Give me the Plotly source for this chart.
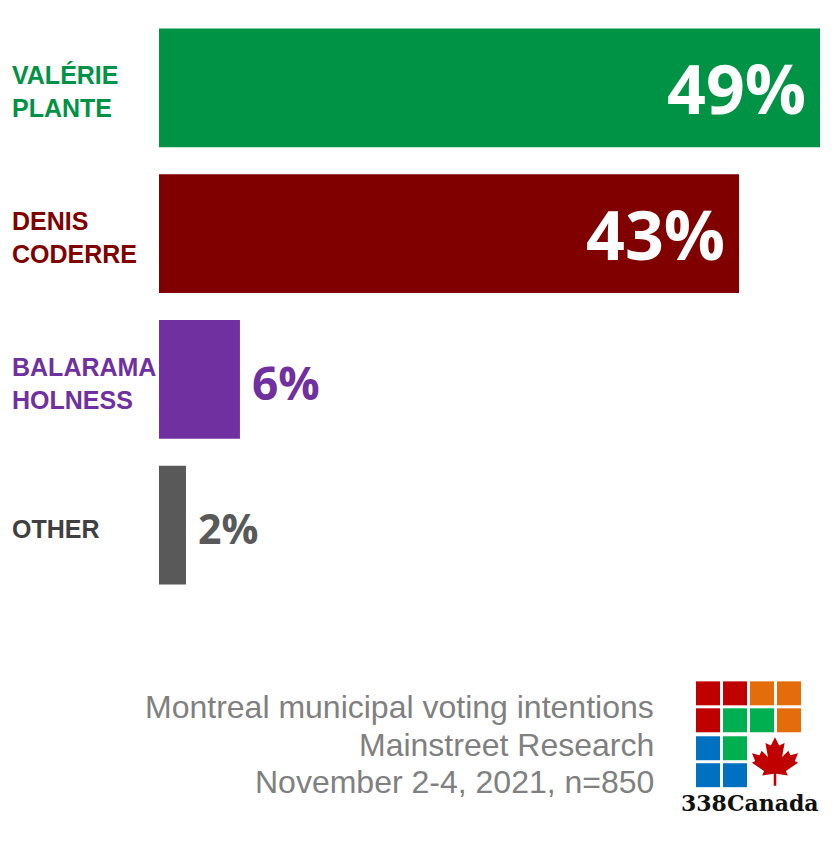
import plotly.graph_objects as go

# ---- data ----
candidates = ["VALÉRIE<br>PLANTE", "DENIS<br>CODERRE", "BALARAMA<br>HOLNESS", "OTHER"]
values = [49, 43, 6, 2]
value_labels = ["49%", "43%", "6%", "2%"]
footer_lines = ["Montreal municipal voting intentions", "Mainstreet Research", "November 2-4, 2021, n=850"]
logo_text = "338Canada"

# ---- styles ----
bar_colors = ["#009245", "#800000", "#7030A0", "#595959"]
label_colors = ["#009245", "#800000", "#7030A0", "#404040"]
value_font_sizes = [68, 68, 46, 41]

OFF = 8  # page body margin
W, H = 816, 830
ML, MR, MT = 151, 4, 6.5
PW = W - ML - MR
PH = 584
MB = H - MT - PH


def px(x):
    return (x - OFF - ML) / PW


def py(y):
    return (MT + PH - (y - OFF)) / PH


fig = go.Figure()
fig.add_trace(go.Bar(
    x=values, y=candidates, orientation="h",
    marker=dict(color=bar_colors, line=dict(width=0)),
    hoverinfo="skip",
))

annotations = []
for cat, v, lab, col, lcol, fs in zip(candidates, values, value_labels, bar_colors, label_colors, value_font_sizes):
    annotations.append(dict(
        x=px(10), xref="paper", y=cat, yref="y", xanchor="left", yanchor="middle",
        text=cat, showarrow=False, align="left", yshift=-4,
        font=dict(family="Liberation Sans, Arial", size=25, color=lcol, weight="bold"),
    ))
    inside = v >= 20
    annotations.append(dict(
        x=v, xref="x", y=cat, yref="y",
        xanchor="right" if inside else "left", yanchor="middle",
        xshift=-12 if inside else 10, yshift=0 if inside else -3,
        text=lab, showarrow=False,
        font=dict(family="Open Sans", size=fs, color="white" if inside else col, weight="bold"),
    ))

for line, yc in zip(footer_lines, [708, 746, 783]):
    annotations.append(dict(
        x=px(656), xref="paper", y=py(yc), yref="paper", xanchor="right", yanchor="middle",
        text=line, showarrow=False, align="right",
        font=dict(family="Liberation Sans, Arial", size=32, color="#808080"),
    ))
annotations.append(dict(
    x=px(750), xref="paper", y=py(804), yref="paper", xanchor="center", yanchor="middle",
    text="<b>" + logo_text + "</b>", showarrow=False,
    font=dict(family="DejaVu Serif", size=22, color="#111111"),
))

# ---- logo squares ----
red, orange, green, blue = "#C00000", "#E46C0A", "#00B050", "#0070C0"
grid = [
    [red, red, orange, orange],
    [red, green, green, orange],
    [blue, green, None, None],
    [blue, blue, None, None],
]
col_x = [696, 723, 750, 777]
row_y = [682, 709, 737, 764]
shapes = []
for r, row in enumerate(grid):
    for c, colr in enumerate(row):
        if colr is None:
            continue
        shapes.append(dict(
            type="rect", xref="paper", yref="paper",
            x0=px(col_x[c]), x1=px(col_x[c] + 24),
            y0=py(row_y[r] + 24), y1=py(row_y[r]),
            fillcolor=colr, line=dict(width=0),
        ))

leaf = [
    (0.0, 1.0), (0.13, 0.74), (0.30, 0.82), (0.22, 0.38), (0.42, 0.58),
    (0.48, 0.44), (0.72, 0.50), (0.62, 0.26), (0.72, 0.20), (0.34, -0.06),
    (0.40, -0.20), (0.04, -0.14), (0.04, -0.52), (-0.04, -0.52), (-0.04, -0.14),
    (-0.40, -0.20), (-0.34, -0.06), (-0.72, 0.20), (-0.62, 0.26), (-0.72, 0.50),
    (-0.48, 0.44), (-0.42, 0.58), (-0.22, 0.38), (-0.30, 0.82), (-0.13, 0.74),
]
cx, cy, s = 775, 770, 32
path = "M " + " L ".join(f"{px(cx + s * a):.5f},{py(cy - s * b):.5f}" for a, b in leaf) + " Z"
shapes.append(dict(type="path", xref="paper", yref="paper", path=path,
                   fillcolor=red, line=dict(width=0)))

fig.update_layout(
    width=W, height=H,
    margin=dict(l=ML, r=MR, t=MT, b=MB, pad=0),
    paper_bgcolor="white", plot_bgcolor="white",
    showlegend=False, bargap=0.185,
    xaxis=dict(range=[0, 49], visible=False, fixedrange=True),
    yaxis=dict(autorange="reversed", visible=False, fixedrange=True),
    annotations=annotations, shapes=shapes,
)

fig.write_html("out.html")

----------

Without the pictures, output the full listing exactly as it stands.

*SOLUTION TO THIS EXERCISE*:
Give me the Plotly source for this chart.
import plotly.graph_objects as go

# ---- data ----
candidates = ["VALÉRIE<br>PLANTE", "DENIS<br>CODERRE", "BALARAMA<br>HOLNESS", "OTHER"]
values = [49, 43, 6, 2]
value_labels = ["49%", "43%", "6%", "2%"]
footer_lines = ["Montreal municipal voting intentions", "Mainstreet Research", "November 2-4, 2021, n=850"]
logo_text = "338Canada"

# ---- styles ----
bar_colors = ["#009245", "#800000", "#7030A0", "#595959"]
label_colors = ["#009245", "#800000", "#7030A0", "#404040"]
value_font_sizes = [68, 68, 46, 41]

OFF = 8  # page body margin
W, H = 816, 830
ML, MR, MT = 151, 4, 6.5
PW = W - ML - MR
PH = 584
MB = H - MT - PH


def px(x):
    return (x - OFF - ML) / PW


def py(y):
    return (MT + PH - (y - OFF)) / PH


fig = go.Figure()
fig.add_trace(go.Bar(
    x=values, y=candidates, orientation="h",
    marker=dict(color=bar_colors, line=dict(width=0)),
    hoverinfo="skip",
))

annotations = []
for cat, v, lab, col, lcol, fs in zip(candidates, values, value_labels, bar_colors, label_colors, value_font_sizes):
    annotations.append(dict(
        x=px(10), xref="paper", y=cat, yref="y", xanchor="left", yanchor="middle",
        text=cat, showarrow=False, align="left", yshift=-4,
        font=dict(family="Liberation Sans, Arial", size=25, color=lcol, weight="bold"),
    ))
    inside = v >= 20
    annotations.append(dict(
        x=v, xref="x", y=cat, yref="y",
        xanchor="right" if inside else "left", yanchor="middle",
        xshift=-12 if inside else 10, yshift=0 if inside else -3,
        text=lab, showarrow=False,
        font=dict(family="Open Sans", size=fs, color="white" if inside else col, weight="bold"),
    ))

for line, yc in zip(footer_lines, [708, 746, 783]):
    annotations.append(dict(
        x=px(656), xref="paper", y=py(yc), yref="paper", xanchor="right", yanchor="middle",
        text=line, showarrow=False, align="right",
        font=dict(family="Liberation Sans, Arial", size=32, color="#808080"),
    ))
annotations.append(dict(
    x=px(750), xref="paper", y=py(804), yref="paper", xanchor="center", yanchor="middle",
    text="<b>" + logo_text + "</b>", showarrow=False,
    font=dict(family="DejaVu Serif", size=22, color="#111111"),
))

# ---- logo squares ----
red, orange, green, blue = "#C00000", "#E46C0A", "#00B050", "#0070C0"
grid = [
    [red, red, orange, orange],
    [red, green, green, orange],
    [blue, green, None, None],
    [blue, blue, None, None],
]
col_x = [696, 723, 750, 777]
row_y = [682, 709, 737, 764]
shapes = []
for r, row in enumerate(grid):
    for c, colr in enumerate(row):
        if colr is None:
            continue
        shapes.append(dict(
            type="rect", xref="paper", yref="paper",
            x0=px(col_x[c]), x1=px(col_x[c] + 24),
            y0=py(row_y[r] + 24), y1=py(row_y[r]),
            fillcolor=colr, line=dict(width=0),
        ))

leaf = [
    (0.0, 1.0), (0.13, 0.74), (0.30, 0.82), (0.22, 0.38), (0.42, 0.58),
    (0.48, 0.44), (0.72, 0.50), (0.62, 0.26), (0.72, 0.20), (0.34, -0.06),
    (0.40, -0.20), (0.04, -0.14), (0.04, -0.52), (-0.04, -0.52), (-0.04, -0.14),
    (-0.40, -0.20), (-0.34, -0.06), (-0.72, 0.20), (-0.62, 0.26), (-0.72, 0.50),
    (-0.48, 0.44), (-0.42, 0.58), (-0.22, 0.38), (-0.30, 0.82), (-0.13, 0.74),
]
cx, cy, s = 775, 770, 32
path = "M " + " L ".join(f"{px(cx + s * a):.5f},{py(cy - s * b):.5f}" for a, b in leaf) + " Z"
shapes.append(dict(type="path", xref="paper", yref="paper", path=path,
                   fillcolor=red, line=dict(width=0)))

fig.update_layout(
    width=W, height=H,
    margin=dict(l=ML, r=MR, t=MT, b=MB, pad=0),
    paper_bgcolor="white", plot_bgcolor="white",
    showlegend=False, bargap=0.185,
    xaxis=dict(range=[0, 49], visible=False, fixedrange=True),
    yaxis=dict(autorange="reversed", visible=False, fixedrange=True),
    annotations=annotations, shapes=shapes,
)

fig.write_html("out.html")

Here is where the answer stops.